* **Task brief**
Pictures don't belong in the copy; print all the records exactly.

* **Information supplied**

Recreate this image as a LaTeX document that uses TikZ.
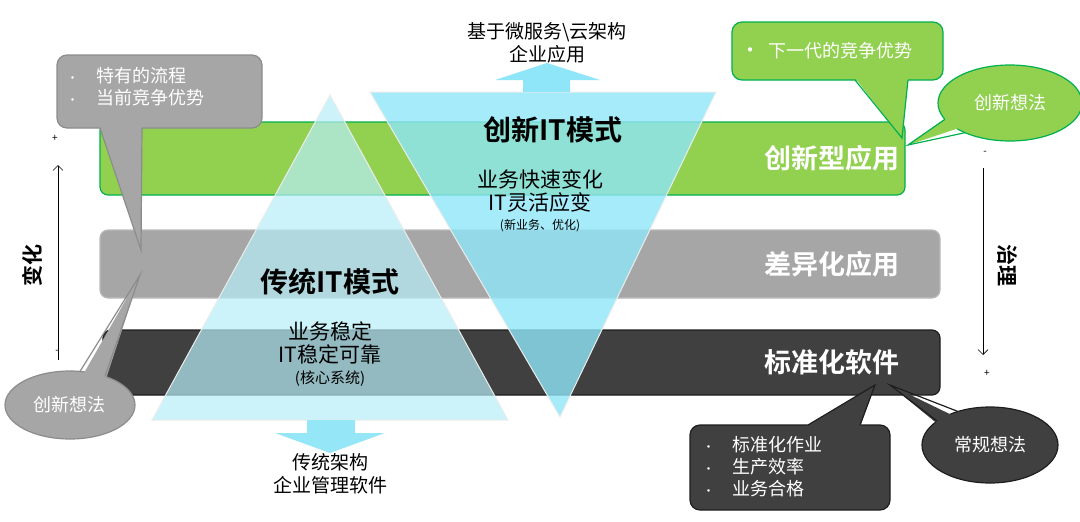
\documentclass[tikz,border=0pt]{standalone}
\usepackage{fontspec}
\setmainfont{Noto Sans CJK SC}[BoldFont={Noto Sans CJK SC Bold}]
\usetikzlibrary{shapes.geometric,arrows.meta}
\definecolor{bandgreen}{HTML}{92D050}
\definecolor{linegreen}{HTML}{00B050}
\definecolor{bandgray}{HTML}{A6A6A6}
\definecolor{linegray}{HTML}{8C8C8C}
\definecolor{banddark}{HTML}{404040}
\definecolor{linedark}{HTML}{1E1E1E}
\definecolor{tricyan}{HTML}{B8EEF8}
\definecolor{invcyan}{HTML}{8FE6F8}
\newcommand{\dotitem}[1]{{\fontsize{12}{22}\selectfont•}\quad #1}
\tikzset{
  band/.style={rounded corners=8pt,line width=1.2pt},
  bandtext/.style={text=white,font=\bfseries\fontsize{27}{30}\selectfont,anchor=center},
  bubble/.style={rounded corners=10pt,line width=1.2pt,text=white,align=left,inner sep=6pt,anchor=north west,font=\fontsize{18}{22}\selectfont},
  cloud/.style={ellipse,line width=1.2pt,text=white,font=\fontsize{18}{20}\selectfont,inner sep=0pt},
  inner/.style={font=\fontsize{21}{23}\selectfont,align=center},
  bigtitle/.style={font=\bfseries\fontsize{28}{30}\selectfont},
}
\begin{document}
\begin{tikzpicture}[x=1pt,y=-1pt]
 \useasboundingbox (0,0) rectangle (1080,522);
 % bands
 \draw[band,fill=bandgreen,draw=linegreen] (100,122) rectangle (905,195);
 \draw[band,fill=bandgray,draw=linegray!60] (100,230) rectangle (940,298);
 \draw[band,fill=banddark,draw=linedark] (103,330) rectangle (940,395);
 \node[bandtext] (inno) at (832,158) {创新型应用};
 \node[bandtext] (diff) at (832,264) {差异化应用};
 \node[bandtext] (std) at (832,362) {标准化软件};

 % triangles
 \coordinate (tapex) at (330,95);
 \coordinate (tl) at (152,420);
 \coordinate (tr) at (508,420);
 \fill[tricyan,opacity=0.7] (tapex) -- (tl) -- (tr) -- cycle;
 \draw[white!85!gray,line width=1pt] (tapex) -- (tl) -- (tr) -- cycle;
 \coordinate (il) at (370,92);
 \coordinate (ir) at (716,92);
 \coordinate (iapex) at (560,417);
 \fill[invcyan,opacity=0.8] (il) -- (ir) -- (iapex) -- cycle;
 \draw[white!85!gray,line width=1pt] (il) -- (ir) -- (iapex) -- cycle;

 % arrows out of triangles
 \coordinate (uptip) at (547,63);
 \fill[invcyan] (523,92) -- (523,80) -- (495,80) -- (uptip) -- (600,80) -- (570,80) -- (570,92) -- cycle;
 \coordinate (dntip) at (330,453);
 \fill[invcyan!85!tricyan] (307,420) -- (307,433) -- (275,433) -- (dntip) -- (385,433) -- (355,433) -- (355,420) -- cycle;
 \node[inner,font=\fontsize{19}{23}\selectfont,anchor=south] (cloudapp) at ([yshift=-4pt]uptip) {基于微服务\textbackslash 云架构\\企业应用};
 \node[inner,font=\fontsize{19}{23}\selectfont,anchor=north] (legacy) at ([yshift=3pt]dntip) {传统架构\\企业管理软件};

 % triangle texts
 \node[bigtitle] (newit) at (553,130) {创新IT模式};
 \node[inner] (newtxt) at (540,191) {业务快速变化\\IT灵活应变};
 \node[font=\fontsize{12}{14}\selectfont] (newsub) at (540,226) {(新业务、优化)};
 \node[bigtitle] (oldit) at (330,282) {传统IT模式};
 \node[inner] (oldtxt) at (330,343) {业务稳定\\IT稳定可靠};
 \node[font=\fontsize{15}{17}\selectfont] (oldsub) at (330,379) {(核心系统)};

 % side arrows
 \coordinate (lb) at (58,360);
 \coordinate (lt) at (58,165);
 \draw[-{Straight Barb[length=5pt]},line width=0.6pt] (lb) -- (lt);
 \node (lplus) at (55,138) {+};
 \node (lminus) at (57,352) {-};
 \node[rotate=90,font=\bfseries\fontsize{21}{24}\selectfont] (change) at (32,265) {变化};
 \coordinate (rt) at (983,168);
 \coordinate (rb) at (983,355);
 \draw[-{Straight Barb[length=5pt]},line width=0.6pt] (rt) -- (rb);
 \node (rminus) at (985,153) {-};
 \node (rplus) at (987,373) {+};
 \node[rotate=-90,font=\bfseries\fontsize{21}{24}\selectfont] (govern) at (1007,265) {治理};

 % callouts: gray
 \draw[bubble,fill=bandgray,draw=linegray] (57,55) rectangle (262,128);
 \node[bubble] (graytxt) at (60,61) {\dotitem{特有的流程}\\\dotitem{当前竞争优势}};
 \coordinate (gtip) at (141,250);
 \fill[bandgray] (100,126) -- (gtip) -- (142,126) -- cycle;
 \draw[linegray,line width=1.2pt] (100,128) -- (gtip) -- (142,128);
 \coordinate (ctip) at (140,275);
 \node[cloud,fill=bandgray,draw=linegray,minimum width=130pt,minimum height=68pt] (grayidea) at (70,405) {创新想法};
 \fill[bandgray] (80,380) -- (ctip) -- (105,382) -- cycle;
 \draw[linegray,line width=1.2pt] (80,371.4) -- (ctip) -- (105,376.4);

 % callouts: green
 \draw[bubble,fill=bandgreen,draw=linegreen] (732,22) rectangle (943,80);
 \node[bubble] (greentxt) at (734,36) {{\fontsize{20}{20}\selectfont•}\ \ 下一代的竞争优势};
 \coordinate (ptip) at (902,138);
 \fill[bandgreen] (855,78) -- (ptip) -- (908,78) -- cycle;
 \draw[linegreen,line width=1.2pt] (855,80) -- (ptip) -- (908,80);
 \node[cloud,fill=bandgreen,draw=linegreen,minimum width=144pt,minimum height=76pt] (greenidea) at (1010,103) {创新想法};
 \coordinate (etip) at (908,145);
 \fill[bandgreen] (950,115) -- (etip) -- (968,125) -- cycle;
 \draw[linegreen,line width=1.2pt] (945,119.3) -- (etip) -- (965,132.7);

 % callouts: dark
 \draw[bubble,fill=banddark,draw=linedark] (690,425) rectangle (890,510);
 \node[bubble] (darktxt) at (696,430) {\dotitem{标准化作业}\\\dotitem{生产效率}\\\dotitem{业务合格}};
 \coordinate (dtip) at (875,385);
 \fill[banddark] (805,427) -- (dtip) -- (860,427) -- cycle;
 \draw[linedark,line width=1.2pt] (808,425) -- (dtip) -- (860,425);
 \node[cloud,fill=banddark,draw=linedark,minimum width=136pt,minimum height=76pt] (darkidea) at (990,445) {常规想法};
 \coordinate (ftip) at (890,385);
 \fill[banddark] (945,430) -- (ftip) -- (962,420) -- cycle;
 \draw[linedark,line width=1.2pt] (937,421) -- (ftip) -- (958,411.5);
\end{tikzpicture}
\end{document}
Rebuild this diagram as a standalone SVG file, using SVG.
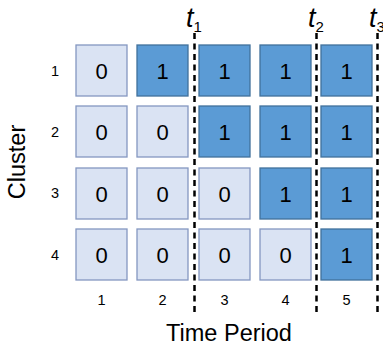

* **Exercise output**
Recreate this image as a LaTeX document that uses TikZ.
\documentclass[tikz,border=0pt]{standalone}
\usepackage{fontspec}
\setmainfont{Noto Sans CJK SC}[BoldFont={Noto Sans CJK SC Bold}]
\usetikzlibrary{shapes.geometric,arrows.meta}
\definecolor{bandgreen}{HTML}{92D050}
\definecolor{linegreen}{HTML}{00B050}
\definecolor{bandgray}{HTML}{A6A6A6}
\definecolor{linegray}{HTML}{8C8C8C}
\definecolor{banddark}{HTML}{404040}
\definecolor{linedark}{HTML}{1E1E1E}
\definecolor{tricyan}{HTML}{B8EEF8}
\definecolor{invcyan}{HTML}{8FE6F8}
\newcommand{\dotitem}[1]{{\fontsize{12}{22}\selectfont•}\quad #1}
\tikzset{
  band/.style={rounded corners=8pt,line width=1.2pt},
  bandtext/.style={text=white,font=\bfseries\fontsize{27}{30}\selectfont,anchor=center},
  bubble/.style={rounded corners=10pt,line width=1.2pt,text=white,align=left,inner sep=6pt,anchor=north west,font=\fontsize{18}{22}\selectfont},
  cloud/.style={ellipse,line width=1.2pt,text=white,font=\fontsize{18}{20}\selectfont,inner sep=0pt},
  inner/.style={font=\fontsize{21}{23}\selectfont,align=center},
  bigtitle/.style={font=\bfseries\fontsize{28}{30}\selectfont},
}
\begin{document}
\begin{tikzpicture}[x=1pt,y=-1pt]
 \useasboundingbox (0,0) rectangle (1080,522);
 % bands
 \draw[band,fill=bandgreen,draw=linegreen] (100,122) rectangle (905,195);
 \draw[band,fill=bandgray,draw=linegray!60] (100,230) rectangle (940,298);
 \draw[band,fill=banddark,draw=linedark] (103,330) rectangle (940,395);
 \node[bandtext] (inno) at (832,158) {创新型应用};
 \node[bandtext] (diff) at (832,264) {差异化应用};
 \node[bandtext] (std) at (832,362) {标准化软件};

 % triangles
 \coordinate (tapex) at (330,95);
 \coordinate (tl) at (152,420);
 \coordinate (tr) at (508,420);
 \fill[tricyan,opacity=0.7] (tapex) -- (tl) -- (tr) -- cycle;
 \draw[white!85!gray,line width=1pt] (tapex) -- (tl) -- (tr) -- cycle;
 \coordinate (il) at (370,92);
 \coordinate (ir) at (716,92);
 \coordinate (iapex) at (560,417);
 \fill[invcyan,opacity=0.8] (il) -- (ir) -- (iapex) -- cycle;
 \draw[white!85!gray,line width=1pt] (il) -- (ir) -- (iapex) -- cycle;

 % arrows out of triangles
 \coordinate (uptip) at (547,63);
 \fill[invcyan] (523,92) -- (523,80) -- (495,80) -- (uptip) -- (600,80) -- (570,80) -- (570,92) -- cycle;
 \coordinate (dntip) at (330,453);
 \fill[invcyan!85!tricyan] (307,420) -- (307,433) -- (275,433) -- (dntip) -- (385,433) -- (355,433) -- (355,420) -- cycle;
 \node[inner,font=\fontsize{19}{23}\selectfont,anchor=south] (cloudapp) at ([yshift=-4pt]uptip) {基于微服务\textbackslash 云架构\\企业应用};
 \node[inner,font=\fontsize{19}{23}\selectfont,anchor=north] (legacy) at ([yshift=3pt]dntip) {传统架构\\企业管理软件};

 % triangle texts
 \node[bigtitle] (newit) at (553,130) {创新IT模式};
 \node[inner] (newtxt) at (540,191) {业务快速变化\\IT灵活应变};
 \node[font=\fontsize{12}{14}\selectfont] (newsub) at (540,226) {(新业务、优化)};
 \node[bigtitle] (oldit) at (330,282) {传统IT模式};
 \node[inner] (oldtxt) at (330,343) {业务稳定\\IT稳定可靠};
 \node[font=\fontsize{15}{17}\selectfont] (oldsub) at (330,379) {(核心系统)};

 % side arrows
 \coordinate (lb) at (58,360);
 \coordinate (lt) at (58,165);
 \draw[-{Straight Barb[length=5pt]},line width=0.6pt] (lb) -- (lt);
 \node (lplus) at (55,138) {+};
 \node (lminus) at (57,352) {-};
 \node[rotate=90,font=\bfseries\fontsize{21}{24}\selectfont] (change) at (32,265) {变化};
 \coordinate (rt) at (983,168);
 \coordinate (rb) at (983,355);
 \draw[-{Straight Barb[length=5pt]},line width=0.6pt] (rt) -- (rb);
 \node (rminus) at (985,153) {-};
 \node (rplus) at (987,373) {+};
 \node[rotate=-90,font=\bfseries\fontsize{21}{24}\selectfont] (govern) at (1007,265) {治理};

 % callouts: gray
 \draw[bubble,fill=bandgray,draw=linegray] (57,55) rectangle (262,128);
 \node[bubble] (graytxt) at (60,61) {\dotitem{特有的流程}\\\dotitem{当前竞争优势}};
 \coordinate (gtip) at (141,250);
 \fill[bandgray] (100,126) -- (gtip) -- (142,126) -- cycle;
 \draw[linegray,line width=1.2pt] (100,128) -- (gtip) -- (142,128);
 \coordinate (ctip) at (140,275);
 \node[cloud,fill=bandgray,draw=linegray,minimum width=130pt,minimum height=68pt] (grayidea) at (70,405) {创新想法};
 \fill[bandgray] (80,380) -- (ctip) -- (105,382) -- cycle;
 \draw[linegray,line width=1.2pt] (80,371.4) -- (ctip) -- (105,376.4);

 % callouts: green
 \draw[bubble,fill=bandgreen,draw=linegreen] (732,22) rectangle (943,80);
 \node[bubble] (greentxt) at (734,36) {{\fontsize{20}{20}\selectfont•}\ \ 下一代的竞争优势};
 \coordinate (ptip) at (902,138);
 \fill[bandgreen] (855,78) -- (ptip) -- (908,78) -- cycle;
 \draw[linegreen,line width=1.2pt] (855,80) -- (ptip) -- (908,80);
 \node[cloud,fill=bandgreen,draw=linegreen,minimum width=144pt,minimum height=76pt] (greenidea) at (1010,103) {创新想法};
 \coordinate (etip) at (908,145);
 \fill[bandgreen] (950,115) -- (etip) -- (968,125) -- cycle;
 \draw[linegreen,line width=1.2pt] (945,119.3) -- (etip) -- (965,132.7);

 % callouts: dark
 \draw[bubble,fill=banddark,draw=linedark] (690,425) rectangle (890,510);
 \node[bubble] (darktxt) at (696,430) {\dotitem{标准化作业}\\\dotitem{生产效率}\\\dotitem{业务合格}};
 \coordinate (dtip) at (875,385);
 \fill[banddark] (805,427) -- (dtip) -- (860,427) -- cycle;
 \draw[linedark,line width=1.2pt] (808,425) -- (dtip) -- (860,425);
 \node[cloud,fill=banddark,draw=linedark,minimum width=136pt,minimum height=76pt] (darkidea) at (990,445) {常规想法};
 \coordinate (ftip) at (890,385);
 \fill[banddark] (945,430) -- (ftip) -- (962,420) -- cycle;
 \draw[linedark,line width=1.2pt] (937,421) -- (ftip) -- (958,411.5);
\end{tikzpicture}
\end{document}
Rebuild this diagram as a standalone SVG file, using SVG.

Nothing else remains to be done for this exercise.